Europa besser erklären?

Zu Gast am Land

„Wir müssen Europa besser erklären“, verkündete EU-Kommissionspräsident Jean-Claude Juncker in seiner Rede zur Lage Europas und den Zuhörer beschlich das ungute Gefühl, diesen Satz schon irgendwann irgendwo gehört zu haben. Hatte nicht Wolfgang Schäuble vor kurzem etwas ganz ähnliches gesagt? Oder war es doch unser ruhelose Außenminister Jean Asselborn? Eine kurze Internetsuche bringt Gewissheit: Dieser Satz gehört mittlerweile zum standesgemäßen Repertoire der Berufspolitiker überall in Europa, ein Dauerbrenner, der seit Jahren immer dann bemüht wird, wenn über den Liebesentzug der Bürger für das europäische Projekt geklagt wird.

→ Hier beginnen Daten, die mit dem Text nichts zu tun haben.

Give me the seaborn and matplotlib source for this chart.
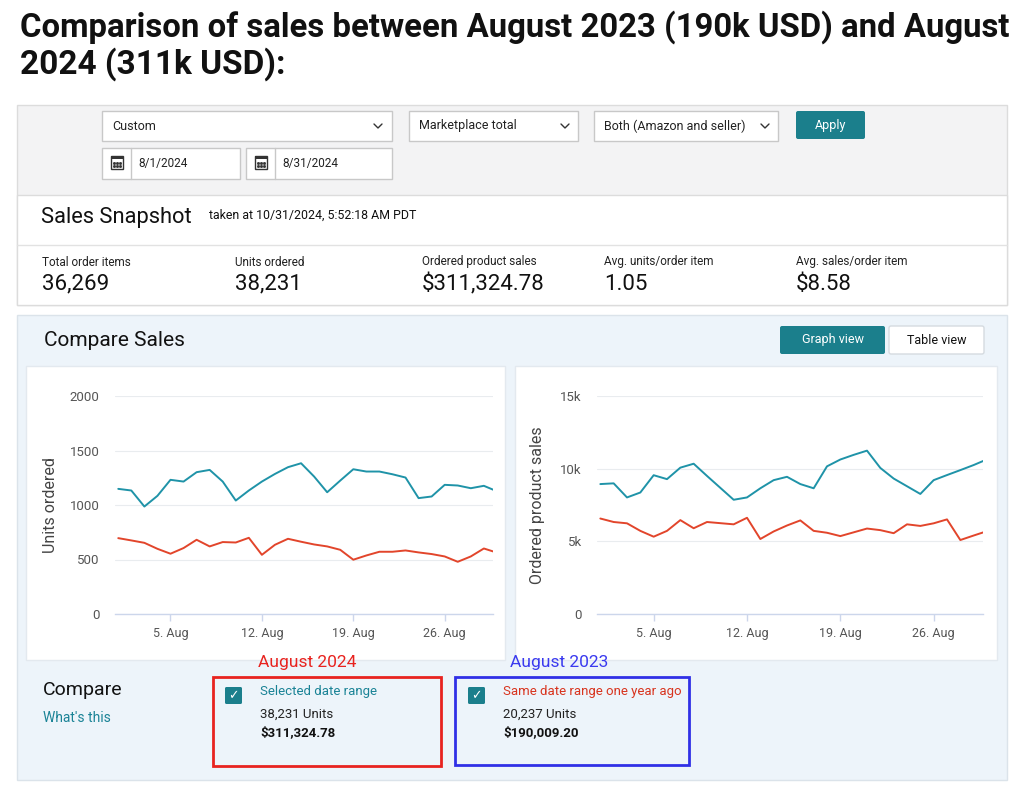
import pandas as pd
import numpy as np
import matplotlib
matplotlib.use("Agg")
import matplotlib.pyplot as plt
import matplotlib.dates as mdates
from matplotlib.patches import Rectangle, FancyBboxPatch
from matplotlib.ticker import FuncFormatter
import seaborn as sns

# data (daily values, 1-30 Aug)
days = pd.date_range("2024-08-01", periods=30, freq="D")
units_2024 = [1148, 1133, 986, 1084, 1231, 1215, 1301, 1322, 1215, 1041,
              1133, 1215, 1285, 1347, 1383, 1261, 1117, 1224, 1328, 1307,
              1307, 1282, 1252, 1063, 1078, 1185, 1179, 1154, 1176, 1126]
units_2023 = [696, 675, 653, 598, 553, 605, 681, 620, 660, 656,
              699, 543, 635, 690, 663, 638, 620, 589, 498, 537,
              571, 571, 583, 565, 550, 528, 479, 528, 601, 563]
sales_2024 = [8940, 8990, 8020, 8360, 9550, 9280, 10070, 10340, 9500, 8680,
              7860, 8020, 8650, 9210, 9440, 8940, 8650, 10160, 10630, 10950,
              11240, 10050, 9320, 8790, 8260, 9210, 9560, 9900, 10250, 10640]
sales_2023 = [6570, 6330, 6240, 5720, 5320, 5720, 6460, 5900, 6330, 6250,
              6170, 6620, 5160, 5680, 6090, 6440, 5720, 5590, 5360, 5620,
              5880, 5770, 5560, 6170, 6060, 6240, 6510, 5090, 5400, 5700]
tick_days = ["2024-08-05", "2024-08-12", "2024-08-19", "2024-08-26"]
tick_labels = ["5. Aug", "12. Aug", "19. Aug", "26. Aug"]
units_ticks = [0, 500, 1000, 1500, 2000]
sales_ticks = [0, 5000, 10000, 15000]

metric_labels = ["Total order items", "Units ordered", "Ordered product sales",
                 "Avg. units/order item", "Avg. sales/order item"]
metric_values = ["36,269", "38,231", "$311,324.78", "1.05", "$8.58"]

TEAL = "#1f93a8"
RED = "#e2452b"
BTN = "#1b7f8c"

sns.set_theme(style="white")
plt.rcParams["font.family"] = ["Roboto", "DejaVu Sans"]

W, H = 1024, 795
fig = plt.figure(figsize=(W / 100, H / 100), dpi=100)
fig.patch.set_facecolor("white")
bg = fig.add_axes([0, 0, 1, 1], zorder=0)
bg.set_xlim(0, W)
bg.set_ylim(H, 0)
bg.axis("off")
renderer = fig.canvas.get_renderer()


def box(x0, y0, x1, y1, fc, ec="none", lw=1.0, r=0, z=1):
    if r:
        p = FancyBboxPatch((x0, y0), x1 - x0, y1 - y0,
                           boxstyle=f"round,pad=0,rounding_size={r}",
                           fc=fc, ec=ec, lw=lw, zorder=z)
    else:
        p = Rectangle((x0, y0), x1 - x0, y1 - y0, fc=fc, ec=ec, lw=lw, zorder=z)
    bg.add_patch(p)


def txt(x, y, s, size, color="#111111", weight="normal", ha="left", fit=None, z=5):
    t = bg.text(x, y, s, fontsize=size, color=color, weight=weight,
                ha=ha, va="center", zorder=z)
    if fit:
        w = t.get_window_extent(renderer).width
        t.set_fontsize(size * fit / w)
    return t


def chevron(x, y):
    bg.plot([x - 4, x, x + 4], [y - 2, y + 2, y - 2], color="#333333", lw=1.0, zorder=5)


def calendar(x, y):
    box(x - 6, y - 6, x + 6, y + 7, "white", "#333333", lw=1.0, z=5)
    box(x - 6, y - 6, x + 6, y - 3, "#333333", z=5)
    for dx in (-3, 0, 3):
        for dy in (1, 4):
            bg.plot(x + dx, y + dy, "s", ms=1.0, color="#333333", zorder=6)


# title
txt(20, 27, "Comparison of sales between August 2023 (190k USD) and August",
    20, weight="bold", fit=985)
txt(20, 64, "2024 (311k USD):", 20, weight="bold", fit=265)

# filter panel + snapshot
box(17, 105, 1007, 305, "#f3f3f4", "#dcdcdc", lw=1.0, z=1)
box(17, 195, 1007, 305, "white", "#dcdcdc", lw=1.0, z=1)
bg.plot([17, 1007], [245, 245], color="#e2e2e2", lw=1.0, zorder=2)

for (x0, x1, label, cx) in [(102, 392, "Custom", 378),
                            (409, 578, "Marketplace total", 565),
                            (594, 778, "Both (Amazon and seller)", 765)]:
    box(x0, 111, x1, 141, "white", "#c8c8c8", lw=1.0, z=2)
    txt(x0 + 10, 126, label, 9, color="#222222")
    chevron(cx, 126)
box(796, 111, 865, 139, BTN, r=2, z=2)
txt(830.5, 125, "Apply", 9, color="white", ha="center")

for (x0, x1, label) in [(102, 240, "8/1/2024"), (246, 392, "8/31/2024")]:
    box(x0, 148, x1, 179, "white", "#c8c8c8", lw=1.0, z=2)
    bg.plot([x0 + 29, x0 + 29], [148, 179], color="#c8c8c8", lw=1.0, zorder=3)
    calendar(x0 + 15, 162)
    txt(x0 + 36, 163, label, 8.5, color="#222222")

txt(41, 218, "Sales Snapshot", 14, color="#111111", fit=152)
txt(209, 215, "taken at 10/31/2024, 5:52:18 AM PDT", 8, color="#111111", fit=208)

metric_x = [42, 235, 422, 604, 796]
for mx, lab, val in zip(metric_x, metric_labels, metric_values):
    txt(mx, 262, lab, 8.5, color="#222222")
    txt(mx, 284, val, 16, color="#111111")

# compare sales panel
box(17, 315, 1007, 780, "#edf4fa", "#dbe3ea", lw=1.0, z=1)
txt(44, 340, "Compare Sales", 14, color="#111111", fit=142)
box(780, 326, 885, 354, BTN, r=2, z=2)
txt(832.5, 340, "Graph view", 9, color="white", ha="center")
box(889, 326, 984, 354, "white", "#d5dbe0", lw=1.0, r=2, z=2)
txt(936.5, 340, "Table view", 9, color="#111111", ha="center")

box(26, 366, 505, 660, "white", "#e3e9ef", lw=1.0, z=2)
box(515, 366, 997, 660, "white", "#e3e9ef", lw=1.0, z=2)


def px_axes(x0, y0, x1, y1):
    return fig.add_axes([x0 / W, 1 - y1 / H, (x1 - x0) / W, (y1 - y0) / H], zorder=3)


xlim = (mdates.date2num(pd.Timestamp("2024-08-01")) - 0.25,
        mdates.date2num(pd.Timestamp("2024-08-01")) + 28.7)

charts = [
    (px_axes(115, 396, 493, 614), units_2024, units_2023, units_ticks,
     "Units ordered", lambda v, p: f"{int(v)}", -0.151),
    (px_axes(597, 396, 983, 614), sales_2024, sales_2023, sales_ticks,
     "Ordered product sales", lambda v, p: "0" if v == 0 else f"{int(v / 1000)}k", -0.135),
]

for ax, cur, prev, yt, ylab, fmt, lx in charts:
    df = pd.DataFrame({"date": list(days) * 2,
                       "value": cur + prev,
                       "period": ["Selected"] * len(days) + ["Year ago"] * len(days)})
    sns.lineplot(data=df, x="date", y="value", hue="period",
                 palette={"Selected": TEAL, "Year ago": RED},
                 linewidth=1.4, legend=False, ax=ax)
    ax.set_facecolor("none")
    ax.set_xlim(*xlim)
    ax.set_ylim(yt[0], yt[-1])
    ax.set_yticks(yt)
    ax.yaxis.set_major_formatter(FuncFormatter(fmt))
    ax.set_xticks([mdates.date2num(pd.Timestamp(d)) for d in tick_days])
    ax.set_xticklabels(tick_labels)
    ax.yaxis.grid(True, color="#e9ecef", lw=0.8)
    ax.xaxis.grid(False)
    for s in ("top", "right", "left"):
        ax.spines[s].set_visible(False)
    ax.spines["bottom"].set_color("#ccd6eb")
    ax.spines["bottom"].set_linewidth(1.0)
    ax.tick_params(axis="x", length=5, width=1, color="#ccd6eb", pad=4,
                   labelsize=9, labelcolor="#555555", direction="out", bottom=True)
    ax.tick_params(axis="y", length=0, pad=11, labelsize=9.5, labelcolor="#555555")
    ax.set_xlabel("")
    ax.set_ylabel(ylab, fontsize=11.5, color="#444444")
    ax.yaxis.set_label_coords(lx, 0.5)

# compare section
txt(43, 690, "Compare", 14, color="#111111")
txt(43, 718, "What's this", 10, color="#1a8396")

txt(258, 663, "August 2024", 12.5, color="#e8231f")
txt(510, 663, "August 2023", 12.5, color="#3a3aef")
box(213, 677, 441, 766, "none", "#e8231f", lw=2.0, z=4)
box(455, 677, 689, 765, "none", "#3030e6", lw=2.0, z=4)

for cx, head, hcol, units, money in [
        (225, "Selected date range", "#1a8396", "38,231 Units", "$311,324.78"),
        (468, "Same date range one year ago", "#d8341e", "20,237 Units", "$190,009.20")]:
    box(cx, 687, cx + 17, 704, BTN, r=1.5, z=4)
    bg.text(cx + 8.5, 696, "\u2713", fontsize=9, color="white", ha="center",
            va="center", family="DejaVu Sans", weight="bold", zorder=6)
    txt(cx + 35, 692, head, 9.5, color=hcol)
    txt(cx + 35, 714, units, 9.5, color="#222222")
    txt(cx + 35, 733, money, 9.5, color="#111111", weight="bold")

fig.savefig("out.png", dpi=100, facecolor="white")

Die allgemeine Beliebtheit dieser kurzen Redewendung bei regierenden Politikern ist trotz ihrer Einfachheit erstaunlich, da ihre kontraproduktive Natur augenscheinlich ist. Erstens schwingt dabei mit, dass Europa eigentlich ganz gut funktioniert und zweitens, dass die Bürger zu doof sind, um genau das zu verstehen. Beide Annahmen stehen jedoch im Gegensatz zu den Erfahrungen, die eine immer mehr Menschen mit sich durch den Alltag schleppen. Angesichts dieser strukturellen Diskrepanz fragt sich der Bürger schließlich nicht mehr ob, sondern nur noch warum er veräppelt wird.

Dabei gibt es in der Tat einigen Erklärungsbedarf wenn es um die Europäische Union geht. Die Rentnerin in Griechenland versteht nicht, warum ihre Rente halbiert wurde, der spanische Universitätsabsolvent versteht nicht, warum er keinen Job findet und der Cafébesitzer in den Niederlanden versteht nicht, warum er mehr Steuern zahlt als Starbucks.

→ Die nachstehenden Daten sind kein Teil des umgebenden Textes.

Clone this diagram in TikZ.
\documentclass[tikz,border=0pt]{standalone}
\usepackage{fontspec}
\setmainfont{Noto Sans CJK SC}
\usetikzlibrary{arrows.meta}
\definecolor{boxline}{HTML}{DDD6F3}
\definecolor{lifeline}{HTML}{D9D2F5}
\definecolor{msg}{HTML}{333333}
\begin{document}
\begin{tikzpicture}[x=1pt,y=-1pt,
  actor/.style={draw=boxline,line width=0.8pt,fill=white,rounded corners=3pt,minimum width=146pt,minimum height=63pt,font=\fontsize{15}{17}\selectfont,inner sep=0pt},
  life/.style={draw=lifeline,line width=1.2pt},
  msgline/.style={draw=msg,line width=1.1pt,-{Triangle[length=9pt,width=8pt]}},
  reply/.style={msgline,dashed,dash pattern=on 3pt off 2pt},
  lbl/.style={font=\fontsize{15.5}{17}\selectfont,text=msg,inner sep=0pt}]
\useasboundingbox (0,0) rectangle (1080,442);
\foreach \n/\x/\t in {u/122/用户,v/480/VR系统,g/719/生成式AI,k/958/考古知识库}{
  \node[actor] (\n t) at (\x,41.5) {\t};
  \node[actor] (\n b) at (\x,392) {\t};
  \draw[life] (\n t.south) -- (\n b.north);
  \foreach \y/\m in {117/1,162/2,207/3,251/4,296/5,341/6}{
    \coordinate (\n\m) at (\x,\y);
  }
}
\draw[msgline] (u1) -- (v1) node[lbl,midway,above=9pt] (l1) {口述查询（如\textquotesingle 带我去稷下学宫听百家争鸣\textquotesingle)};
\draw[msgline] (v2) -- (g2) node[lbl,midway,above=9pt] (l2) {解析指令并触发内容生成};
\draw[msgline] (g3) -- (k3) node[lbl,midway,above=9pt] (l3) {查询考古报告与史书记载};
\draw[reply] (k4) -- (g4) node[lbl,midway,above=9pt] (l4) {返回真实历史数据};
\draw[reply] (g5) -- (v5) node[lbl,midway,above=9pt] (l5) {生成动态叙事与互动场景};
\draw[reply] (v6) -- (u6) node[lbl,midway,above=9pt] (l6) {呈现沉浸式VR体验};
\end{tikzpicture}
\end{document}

Das Problem, das immer mehr Menschen mit dieser europäischen Konstruktion haben, ist allerdings kein didaktisches. Es fehlt nicht an pädagogischem Einfühlungsvermögen oder mangelhaften Kommunikationsstrategien, sondern an politischer Einsicht, dass es ohne einen Bruch mit der dominierenden neoliberalen Orientierung keine Zukunft gibt. Weder in Europa, noch im Nationalstaat.

Wenn heute immer wieder betont wird, Europa müsse „sozialer“ werden, dann geht das nur, wenn es einen grundsätzlichen Wechsel der Wirtschaftspolitik gibt. Ausdruck dieser Erkenntnis sind die europaweiten Proteste gegen Freihandelsabkommen wie TTIP und CETA, die getragen werden von einer umfassenden Allianz von Gewerkschaften, Umwelt-, Verbraucherschutz-, Entwicklungshilfe-organisationen, Landwirten und vor allem von Millionen europäischen Bürgern.

Das Paradox besteht gerade darin, dass in diesem transnationalem Widerstand, vielleicht die Geburtsstunde einer wirklichen europäischen Zivilgesellschaft besteht, die das Potential hat, ein „soziales“ Europa aufzubauen. Umso bedauerlicher und gefährlicher ist die Haltung der luxemburgischen Regierung, die CETA unterschreiben und TTIP weiterverhandeln will, selbst auf die Gefahr hin, sich politisch zu isolieren (immerhin rudern unsere Nachbarländer zurück). Wenn Premierminister Bettel, der sich sonst für keinen Kalenderspruch zu schade ist, dann noch diesen sozialen Widerstand als rein modisches Phänomen abtut und die Regierung (inklusive CSV) behauptet, man müsse die Freihandelsabkommen nur besser erklären, dann zeigt sich, wie weit die LSAP-DP-Gréng-Regierung von der Bevölkerung entfernt ist und wie wenig es ihr um ein soziales Europa geht.

Man muss Europa nicht besser erklären, man muss die europäische Politik fundamental verändern. Die europaweiten Proteste der Menschen sind ein wichtiger Anfang!